(2021)
Taking a walk in a forest landscape can feel like a cleansing bath and provide time for long-awaited reflection or evoke our imagination and creativity. Depending on the timing, experiences, and whether the forest consists of wild or cultivated trees, the experience can just as well be perceived as dull or even downright frightening. Whether it is the wild growth or the straight-lined cultivation that evokes discomfort is, of course, entirely different depending on the individual. Regardless of our more or less empathetic feelings toward the forest, it is an actual source of wood. Wood which, besides being an exemplary material for building things, also gives us warmth and energy.

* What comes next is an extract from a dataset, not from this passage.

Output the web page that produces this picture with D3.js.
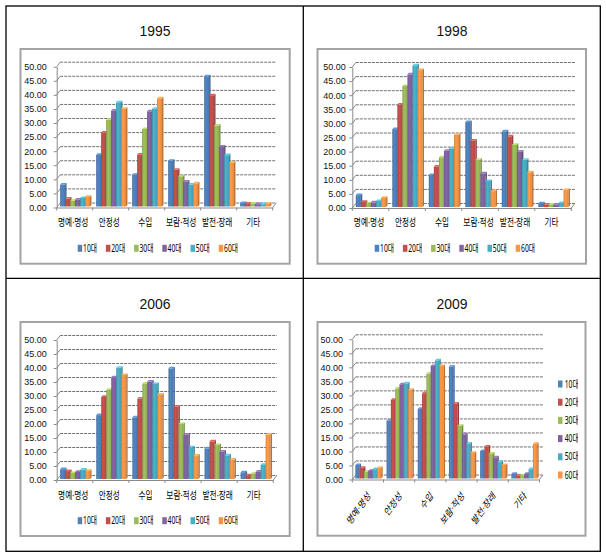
<!DOCTYPE html>
<html><head><meta charset="utf-8">
<script src="https://cdn.jsdelivr.net/npm/d3@7"></script>
<style>body{margin:0;background:#fff} svg{display:block}</style>
</head><body>
<svg id="c" width="606" height="560"></svg>
<script>
// ---- data ----
const categories = ["명예·명성", "안정성", "수입", "보람·적성", "발전·장래", "기타"];
const ageGroups = ["10대", "20대", "30대", "40대", "50대", "60대"];
const colors = ["#4F81BD", "#C0504D", "#9BBB59", "#8064A2", "#4BACC6", "#F79646"];
const yTickValues = [0, 5, 10, 15, 20, 25, 30, 35, 40, 45, 50];
const years = ["1995", "1998", "2006", "2009"];

// values per age group, across categories
const values1995 = [
  [7.6, 18.1, 11.0, 16.0, 46.0, 1.0],
  [2.6, 26.0, 18.2, 12.8, 39.3, 0.8],
  [1.8, 30.6, 27.3, 10.5, 28.5, 0.7],
  [2.2, 33.8, 33.6, 8.6, 21.1, 0.6],
  [2.8, 36.8, 34.5, 7.6, 18.0, 0.6],
  [3.2, 34.5, 38.2, 8.0, 15.4, 0.7]
];
const values1998 = [
  [4.0, 27.4, 11.1, 29.9, 26.6, 1.1],
  [1.6, 36.1, 14.1, 23.3, 24.8, 0.6],
  [1.1, 42.7, 17.4, 16.5, 21.8, 0.6],
  [1.4, 46.8, 19.7, 11.7, 19.4, 0.6],
  [1.9, 50.0, 20.6, 9.0, 16.5, 1.2],
  [3.0, 48.3, 25.4, 5.4, 12.1, 5.8]
];
const values2006 = [
  [3.3, 22.6, 21.8, 39.3, 10.7, 2.2],
  [2.6, 29.1, 28.5, 25.6, 13.2, 1.1],
  [1.9, 31.6, 33.9, 19.4, 11.9, 1.6],
  [2.3, 36.1, 34.6, 15.6, 9.6, 2.4],
  [3.1, 39.5, 33.7, 11.1, 8.2, 4.8],
  [2.7, 36.9, 29.9, 8.1, 6.7, 15.6]
];
const values2009 = [
  [4.6, 20.4, 24.6, 39.7, 9.6, 1.4],
  [3.6, 27.8, 30.2, 26.5, 11.2, 0.8],
  [2.2, 31.9, 37.2, 18.6, 8.7, 0.9],
  [2.5, 33.4, 39.9, 15.5, 7.3, 1.4],
  [3.1, 33.7, 41.9, 12.2, 5.6, 3.1],
  [3.6, 31.4, 39.9, 8.9, 4.6, 12.1]
];

// ---- layout ----
const panels = [
  {year: years[0], data: values1995, gx0: 20.5, gy0: 49, gx1: 289.7, gy1: 263.7, tx: 155, ty: 36,
   axisX: 56.7, xRight: 272.7, yF0: 207.5, yF50: 66.7, labelEnd: 46.7, catPad: 11,
   legend: "h", lx: 77.7, ly: 248.3},
  {year: years[1], data: values1998, gx0: 317.5, gy0: 49, gx1: 586, gy1: 263.7, tx: 452, ty: 36,
   axisX: 352.3, xRight: 571.3, yF0: 208, yF50: 67, labelEnd: 345.7, catPad: 10.5,
   legend: "h", lx: 374.7, ly: 248.3},
  {year: years[2], data: values2006, gx0: 20.5, gy0: 322, gx1: 289.7, gy1: 536, tx: 155, ty: 308.5,
   axisX: 56.7, xRight: 273.3, yF0: 480, yF50: 340, labelEnd: 46.7, catPad: 12,
   legend: "h", lx: 77.7, ly: 520.7},
  {year: years[3], data: values2009, gx0: 317.5, gy0: 322, gx1: 585.5, gy1: 535.7, tx: 452, ty: 308.5,
   axisX: 352.3, xRight: 539.5, yF0: 479.5, yF50: 339.3, labelEnd: 343, catPad: 0,
   legend: "v", lx: 558, ly: 384, clipX: 578}
];

const DX = 3.5, DY = -4.5;      // back-wall offset
const CD = 1.4, CH = 1.6;       // bar depth offset
const HFONT = "'Noto Sans', 'Noto Sans CJK KR', sans-serif";
const NFONT = "'Liberation Sans', Arial, sans-serif";

const svg = d3.select("#c");
const defs = svg.append("defs");
colors.forEach((c, i) => {
  const col = d3.color(c);
  const lg = defs.append("linearGradient").attr("id", "bg" + i)
    .attr("x1", 0).attr("x2", 1).attr("y1", 0).attr("y2", 0);
  lg.append("stop").attr("offset", 0).attr("stop-color", col.darker(0.45));
  lg.append("stop").attr("offset", 0.35).attr("stop-color", col.brighter(0.12));
  lg.append("stop").attr("offset", 1).attr("stop-color", col.darker(0.25));
});

function hangulLen(s) {
  let n = 0;
  for (const ch of s) n += (ch === "·") ? 2.4 : (/[0-9]/.test(ch) ? 3.6 : 7.0);
  return n;
}

panels.forEach((p, pi) => {
  const g = svg.append("g");
  g.append("rect").attr("x", p.gx0).attr("y", p.gy0)
    .attr("width", p.gx1 - p.gx0).attr("height", p.gy1 - p.gy0)
    .attr("fill", "#fff").attr("stroke", "#a3a3a3").attr("stroke-width", 2);

  g.append("text").attr("x", p.tx).attr("y", p.ty).attr("text-anchor", "middle")
    .attr("font-family", NFONT).attr("font-size", 15).attr("fill", "#111")
    .attr("textLength", 31).attr("lengthAdjust", "spacingAndGlyphs").text(p.year);

  const y = d3.scaleLinear().domain([0, 50]).range([p.yF0, p.yF50]);
  const x0 = d3.scaleBand().domain(categories).range([p.axisX, p.xRight]);
  const w = x0.bandwidth();
  const grp = w * 0.83;
  const x1 = d3.scaleBand().domain(ageGroups).range([(w - grp) / 2 + 0.4, (w + grp) / 2 + 0.4]);

  // gridlines on back wall
  const grid = g.append("g");
  yTickValues.forEach(v => {
    grid.append("line").attr("x1", p.axisX + DX).attr("x2", p.xRight + DX)
      .attr("y1", y(v) + DY).attr("y2", y(v) + DY)
      .attr("stroke", "#707070").attr("stroke-width", 1).attr("stroke-dasharray", "3,1");
    grid.append("line").attr("x1", p.axisX).attr("x2", p.axisX + DX)
      .attr("y1", y(v)).attr("y2", y(v) + DY).attr("stroke", "#8a8a8a");
  });
  grid.append("line").attr("x1", p.xRight).attr("x2", p.xRight + DX)
    .attr("y1", y(0)).attr("y2", y(0) + DY).attr("stroke", "#8a8a8a");

  // y axis
  const ya = g.append("g").attr("transform", `translate(${p.axisX},0)`)
    .call(d3.axisLeft(y).tickValues(yTickValues).tickFormat(d3.format(".2f"))
      .tickSize(3).tickSizeOuter(0).tickPadding(p.axisX - p.labelEnd - 3));
  ya.select(".domain").attr("stroke", "#8a8a8a");
  ya.selectAll(".tick line").attr("stroke", "#8a8a8a");
  ya.selectAll("text").attr("font-family", NFONT).attr("font-size", 9).attr("fill", "#111");

  // x axis (front floor)
  const xa = g.append("g").attr("transform", `translate(0,${p.yF0})`)
    .call(d3.axisBottom(x0).tickSize(0).tickPadding(p.catPad));
  xa.select(".domain").attr("stroke", "#8a8a8a");
  x0.domain().forEach((c) => {
    const bx = x0(c);
    xa.append("line").attr("x1", bx).attr("x2", bx).attr("y1", 0).attr("y2", 3).attr("stroke", "#8a8a8a");
  });
  xa.append("line").attr("x1", p.xRight).attr("x2", p.xRight).attr("y1", 0).attr("y2", 3).attr("stroke", "#8a8a8a");
  const ct = xa.selectAll(".tick text").attr("font-family", HFONT).attr("font-size", 10).attr("fill", "#000");
  if (p.legend === "h") {
    ct.attr("x", -1.5).attr("textLength", d => hangulLen(d)).attr("lengthAdjust", "spacingAndGlyphs");
  } else {
    ct.attr("x", null).attr("y", null).attr("dy", "0.35em").attr("text-anchor", "end")
      .attr("font-size", 10.5)
      .attr("transform", "translate(1.5,14) scale(0.72,1) rotate(-45)");
  }

  // bars
  const bars = g.append("g");
  categories.forEach((c, ci) => {
    ageGroups.forEach((a, si) => {
      const v = p.data[si][ci];
      const bx = x0(c) + x1(a);
      const bw = x1.bandwidth();
      const yTop = y(v) - 1.6;
      const yBot = y(0) - 1;
      const col = d3.color(colors[si]);
      bars.append("rect").attr("x", bx).attr("y", yTop).attr("width", bw)
        .attr("height", Math.max(0, yBot - yTop)).attr("fill", `url(#bg${si})`);
      bars.append("polygon").attr("points",
        `${bx},${yTop} ${bx + CD},${yTop - CH} ${bx + bw + CD},${yTop - CH} ${bx + bw},${yTop}`)
        .attr("fill", col.brighter(0.5));
      bars.append("polygon").attr("points",
        `${bx + bw},${yTop} ${bx + bw + CD},${yTop - CH} ${bx + bw + CD},${yBot - CH} ${bx + bw},${yBot}`)
        .attr("fill", col.darker(0.8));
    });
  });

  // legend
  const lg = g.append("g");
  if (p.legend === "h") {
    ageGroups.forEach((a, i) => {
      const lx = p.lx + i * 28.2;
      lg.append("rect").attr("x", lx).attr("y", p.ly - 3.5).attr("width", 4.5).attr("height", 7)
        .attr("fill", colors[i]);
      lg.append("text").attr("x", lx + 5.3).attr("y", p.ly + 3.6)
        .attr("font-family", HFONT).attr("font-size", 10).attr("fill", "#000")
        .attr("textLength", 14).attr("lengthAdjust", "spacingAndGlyphs").text(a);
    });
  } else {
    const cp = defs.append("clipPath").attr("id", "lclip" + pi);
    cp.append("rect").attr("x", p.lx - 2).attr("y", p.ly - 12).attr("width", p.clipX - p.lx + 2).attr("height", 120);
    lg.attr("clip-path", `url(#lclip${pi})`);
    ageGroups.forEach((a, i) => {
      const ly = p.ly + i * 18.2;
      lg.append("rect").attr("x", p.lx).attr("y", ly - 3.5).attr("width", 4.5).attr("height", 7)
        .attr("fill", colors[i]);
      lg.append("text").attr("x", p.lx + 6.7).attr("y", ly + 3.6)
        .attr("font-family", HFONT).attr("font-size", 10).attr("fill", "#000")
        .attr("textLength", 14).attr("lengthAdjust", "spacingAndGlyphs").text(a);
    });
  }
});

// table frame
const frame = svg.append("g").attr("stroke", "#000").attr("stroke-width", 1.3).attr("fill", "none");
frame.append("rect").attr("x", 6).attr("y", 6).attr("width", 594.3).attr("height", 545.3);
frame.append("line").attr("x1", 303.3).attr("x2", 303.3).attr("y1", 6).attr("y2", 551.3);
frame.append("line").attr("x1", 6).attr("x2", 600.3).attr("y1", 278.3).attr("y2", 278.3);
</script>
</body></html>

This very energy has always been an important ingredient in the passionate love affair between Wood and Clay. Something that constantly leads to one formerly strong party losing itself and turning to ashes, but instead causes the other party to harden and become so strong that it can last for an eternity. This act of transformation is, of course, impossible without fire and the fact that humans have two hands and a brain that constantly invent tools for their survival—often at the expense of nature’s best interests. As much as these actions are depleting, one must admit that they are beautiful—the constant curiosity to create something new. But how does one find the balance to create without simultaneously impoverishing our earth?
The exhibition Wood and Clay takes its starting point in the differing properties of the two materials and in the ambivalence between nature and culture.
— Sara Möller, curator Wood & Clay, Kunsthall Grenland
H50 x W80 x D70 (in.)
Juniper wood, found burnt wooden disc and wooden furniture sections, porcelain, aluminum cast, 3D-printed gears, transducer speaker, capacitance sensor, electric motors
Kunsthall Grenland, Porsgrunn, NO
The installation is part of Greenlightdistrict 2021 at Kunsthall Grenland (NO) opening September 18th in Porsgrunn. It’s a creature that senses, moves, and expresses itself. A sense organ made of porcelain with a villus-shaped inside covered with conductive copper hairs that “smells” the air. It reacts to its sensory inputs with a meandering arm of wood, plastic, and motors. A transducer and wooden disc vibrate sounds of expression.
As Donna Haraway remarked, meaning comes from existing in the world – being embodied and interacting in the world. Creating bodily and emotional interconnections to the outside world is maybe more important than ever in these verge-of-catastrophic times.